The plea outlined four years of supervised probation, up to 90 days in jail, 400 hours of community service and a $5,000 donation split between Habitat for Humanity Grand County and Grand County Search and Rescue, as well as requirements to attend Workers’ Memorial Day and worker safety seminars.
However, citing the deferred jail time, Judge Mary Hoak rejected that agreement in December and sent Johnson back to negotiate a new plea with the prosecutor.
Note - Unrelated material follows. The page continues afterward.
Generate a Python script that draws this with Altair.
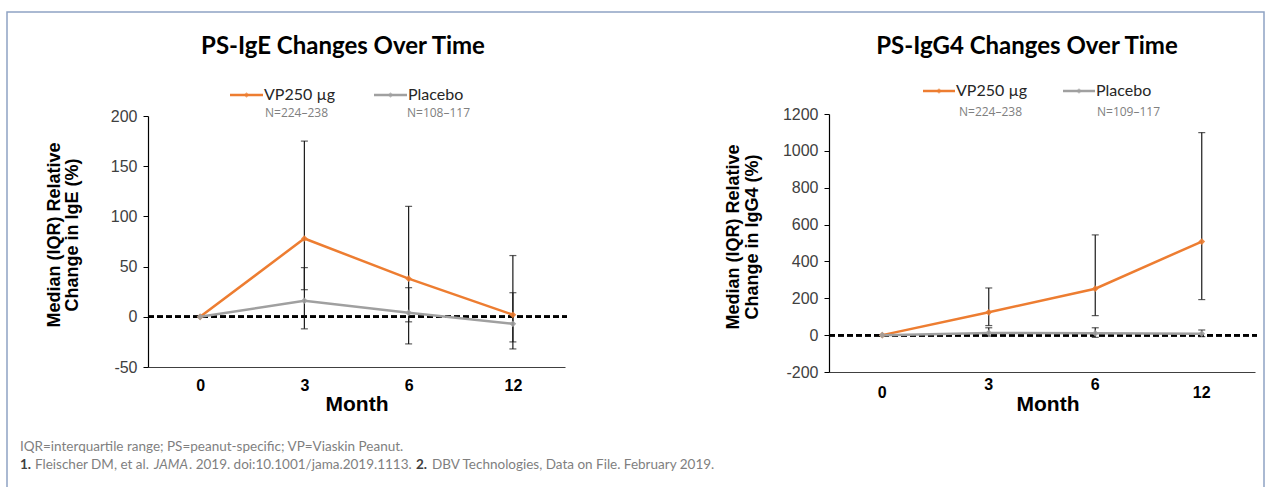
import altair as alt
import pandas as pd

# ---------------- data ----------------
months = ["0", "3", "6", "12"]
series_names = ["VP250 µg", "Placebo"]

ige_vp = [0, 78, 38, 2]
ige_vp_q1 = [None, 27, -27, -25]
ige_vp_q3 = [None, 175, 110, 61]
ige_pl = [0, 16, 4, -7]
ige_pl_q1 = [None, -12, -5, -32]
ige_pl_q3 = [None, 49, 29, 24]

igg4_vp = [0, 124, 252, 508]
igg4_vp_q1 = [None, 52, 106, 193]
igg4_vp_q3 = [None, 256, 544, 1099]
igg4_pl = [0, 12, 10, 8]
igg4_pl_q1 = [None, -5, -12, -8]
igg4_pl_q3 = [None, 40, 40, 28]

ige_ticks = [-50, 0, 50, 100, 150, 200]
igg4_ticks = [-200, 0, 200, 400, 600, 800, 1000, 1200]

# month labels of the right panel sit at two heights
igg4_low_labels = ["0", "12"]
igg4_high_labels = ["3", "6"]

ORANGE = "#ED7D31"
GRAY = "#A0A0A0"
color_scale = alt.Scale(domain=series_names, range=[ORANGE, GRAY])


def long_df(vp, vp1, vp3, pl, pl1, pl3):
    rows = []
    for name, v, q1, q3 in [(series_names[0], vp, vp1, vp3), (series_names[1], pl, pl1, pl3)]:
        for m, a, b, c in zip(months, v, q1, q3):
            rows.append({"month": m, "series": name, "value": a, "q1": b, "q3": c})
    return pd.DataFrame(rows)


ige_df = long_df(ige_vp, ige_vp_q1, ige_vp_q3, ige_pl, ige_pl_q1, ige_pl_q3)
igg4_df = long_df(igg4_vp, igg4_vp_q1, igg4_vp_q3, igg4_pl, igg4_pl_q1, igg4_pl_q3)

AX_FONT = "Liberation Sans"


def panel(df, xrange, yrange, ydomain, yticks, yoff, xoff, show_xlabels, extra_labels=None):
    xax = alt.Axis(orient="bottom", offset=xoff, title=None, ticks=False, grid=False,
                   labels=show_xlabels,
                   labelFont=AX_FONT, labelFontSize=16, labelFontWeight="bold",
                   labelColor="#000000", labelAngle=0, labelPadding=10,
                   domainColor="#404040", domainWidth=1.2)
    yax = alt.Axis(orient="left", offset=yoff, title=None, grid=False, values=yticks,
                   labelExpr="'' + datum.value",
                   tickSize=5, tickColor="#000000", domainColor="#000000", domainWidth=1.2,
                   labelFont=AX_FONT, labelFontSize=16, labelColor="#404040", labelPadding=6)
    xs = alt.Scale(type="point", domain=months, range=xrange, padding=0.5)
    ys = alt.Scale(domain=ydomain, range=yrange, nice=False, zero=False)
    X = alt.X("month:O", sort=months, scale=xs, axis=xax)
    base = alt.Chart(df)
    err = df.dropna(subset=["q1"])
    ebase = alt.Chart(err)
    zero = base.mark_rule(strokeDash=[6, 3], strokeWidth=2, color="#000000").encode(
        y=alt.Y(datum=0, type="quantitative", scale=ys, axis=yax),
        x=alt.value(xrange[0]), x2=alt.value(xrange[1] + 2))
    lines = base.mark_line(strokeWidth=2.5).encode(
        x=X, y=alt.Y("value:Q", scale=ys, axis=yax),
        color=alt.Color("series:N", scale=color_scale, legend=None),
        detail="series:N")
    pts = base.mark_point(filled=True, size=45, shape="diamond", opacity=0.9).encode(
        x=X, y=alt.Y("value:Q", scale=ys, axis=yax),
        color=alt.Color("series:N", scale=color_scale, legend=None))
    bars = ebase.mark_rule(color="#1a1a1a", strokeWidth=1.2).encode(
        x=X, y=alt.Y("q1:Q", scale=ys, axis=yax), y2="q3:Q")
    cap1 = ebase.mark_tick(color="#1a1a1a", size=7, thickness=1.2).encode(
        x=X, y=alt.Y("q1:Q", scale=ys, axis=yax))
    cap2 = ebase.mark_tick(color="#1a1a1a", size=7, thickness=1.2).encode(
        x=X, y=alt.Y("q3:Q", scale=ys, axis=yax))
    layers = [zero, lines, bars, cap1, cap2, pts]
    if extra_labels:
        for labs, ypix in extra_labels:
            layers.append(
                alt.Chart(pd.DataFrame({"month": labs})).mark_text(
                    font=AX_FONT, fontSize=16, fontWeight="bold", color="#000000",
                    baseline="middle", align="center"
                ).encode(x=X, y=alt.value(ypix), text="month:N"))
    return alt.layer(*layers)


left = panel(ige_df, [148, 565], [367, 116], [-50, 200], ige_ticks, -148, -120, True)
right = panel(igg4_df, [829, 1255], [372, 114], [-200, 1200], igg4_ticks, -829, -115, False,
              extra_labels=[(igg4_low_labels, 393), (igg4_high_labels, 385)])

one = pd.DataFrame({"k": [0]})


def txt(s, x, y, size, font="Lato", weight="normal", color="#000000", align="center",
        angle=0, style="normal"):
    return alt.Chart(one).mark_text(
        text=s, font=font, fontSize=size, fontWeight=weight, color=color, align=align,
        baseline="middle", angle=angle, fontStyle=style
    ).encode(x=alt.value(x), y=alt.value(y))


def legend_key(x1, x2, y, color):
    r = alt.Chart(one).mark_rule(color=color, strokeWidth=2.5).encode(
        x=alt.value(x1), x2=alt.value(x2), y=alt.value(y))
    p = alt.Chart(one).mark_point(filled=True, size=30, shape="diamond", color=color).encode(
        x=alt.value((x1 + x2) / 2), y=alt.value(y))
    return r + p


FN = 13.5
annots = [
    # border
    alt.Chart(one).mark_rect(fill=None, stroke="#8FA3C3", strokeWidth=1.5).encode(
        x=alt.value(7), x2=alt.value(1264), y=alt.value(12), y2=alt.value(520)),
    # titles
    txt("PS-IgE Changes Over Time", 343, 47, 24, weight="bold"),
    txt("PS-IgG4 Changes Over Time", 1027, 47, 24, weight="bold"),
    # legends
    legend_key(230, 263, 95, ORANGE),
    txt("VP250 µg", 264, 95, 16, color="#262626", align="left"),
    txt("N=224–238", 265, 113, 12, font="Open Sans", color="#808080", align="left"),
    legend_key(374, 407, 95, GRAY),
    txt("Placebo", 408, 95, 16, color="#262626", align="left"),
    txt("N=108–117", 407, 113, 12, font="Open Sans", color="#808080", align="left"),
    legend_key(923, 955, 91, ORANGE),
    txt("VP250 µg", 956, 91, 16, color="#262626", align="left"),
    txt("N=224–238", 959, 112, 12, font="Open Sans", color="#808080", align="left"),
    legend_key(1063, 1095, 91, GRAY),
    txt("Placebo", 1096, 91, 16, color="#262626", align="left"),
    txt("N=109–117", 1097, 112, 12, font="Open Sans", color="#808080", align="left"),
    # axis titles
    txt("Median (IQR) Relative", 55, 235, 18, font=AX_FONT, weight="bold", angle=270),
    txt("Change in IgE (%)", 73, 235, 18, font=AX_FONT, weight="bold", angle=270),
    txt("Median (IQR) Relative", 734, 237, 18, font=AX_FONT, weight="bold", angle=270),
    txt("Change in IgG4 (%)", 753, 237, 18, font=AX_FONT, weight="bold", angle=270),
    txt("Month", 357, 405, 21, font=AX_FONT, weight="bold"),
    txt("Month", 1048, 405, 21, font=AX_FONT, weight="bold"),
    # footnotes
    txt("IQR=interquartile range; PS=peanut-specific; VP=Viaskin Peanut.", 20, 447, FN,
        color="#7F7F7F", align="left"),
    txt("1.", 20, 465, FN, color="#404040", weight="bold", align="left"),
    txt("Fleischer DM, et al.", 35, 465, FN, color="#7F7F7F", align="left"),
    txt("JAMA", 154, 465, FN, color="#7F7F7F", align="left", style="italic"),
    txt(". 2019. doi:10.1001/jama.2019.1113.", 189, 465, FN, color="#7F7F7F", align="left"),
    txt("2.", 416, 465, FN, color="#404040", weight="bold", align="left"),
    txt("DBV Technologies, Data on File. February 2019.", 432, 465, FN, color="#7F7F7F",
        align="left"),
]

chart = alt.layer(left, right, *annots).resolve_scale(
    x="independent", y="independent"
).properties(
    width=1270, height=487, autosize=alt.AutoSizeParams(type="none"), padding=0,
    background="#FFFFFF"
).configure_view(stroke=None)

chart.save("out.html", embed_options={"renderer": "svg", "actions": False})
Johnson can still take his case to trial.
On Thursday, attorneys and Hoak met for an update and the attorneys expressed the need for more time as they continue to work on a new deal.
Hoak nixed the proposed plea agreement in December, expressing her hesitations and fears about what message it could send to the community.
“My concern, of course, stems from the fact that there’s a death in this matter,” Hoak told the court in October. “If there weren’t a death, I’d be very open to this plea. My bottom line is — what are we telling the community? That you can violate (Occupational Safety and Health Administration safety requirements) and it just isn’t that bad?”
Johnson was on site at the time of the death and, according to previous court proceedings, had never dug a trench as deep or long as the one on the development site. He also wasn’t trained on how to do so, nor did he meet OSHA requirements for the trench.
Both the defense attorney and Chief Deputy District Attorney Kathryn Dowdell previously spoke in support of the plea agreement due to the complicated nature of the case. Dowdell noted that there is no precedent for this case in Colorado and the victim’s wife approved of the agreement.
Despite arguments from both the prosecution and defense that the plea agreement was not only appropriate, but would send a message that Grand County takes action against employers who don’t provide safe work environments, Hoak disagreed.
In her rejection of the plea agreement, Hoak was clear she’s not opposed to a plea agreement nor the reduced charges, just the deferred sentence.
“This court is unwilling to send a message to the community that such negligence resulting in the clearly avoidable death of a human being is satisfied with a deferred judgment and sentence and, very likely, the ultimate dismissal of the felony homicide charge,” the motion says.
Johnson is scheduled to appear in court again on May 27.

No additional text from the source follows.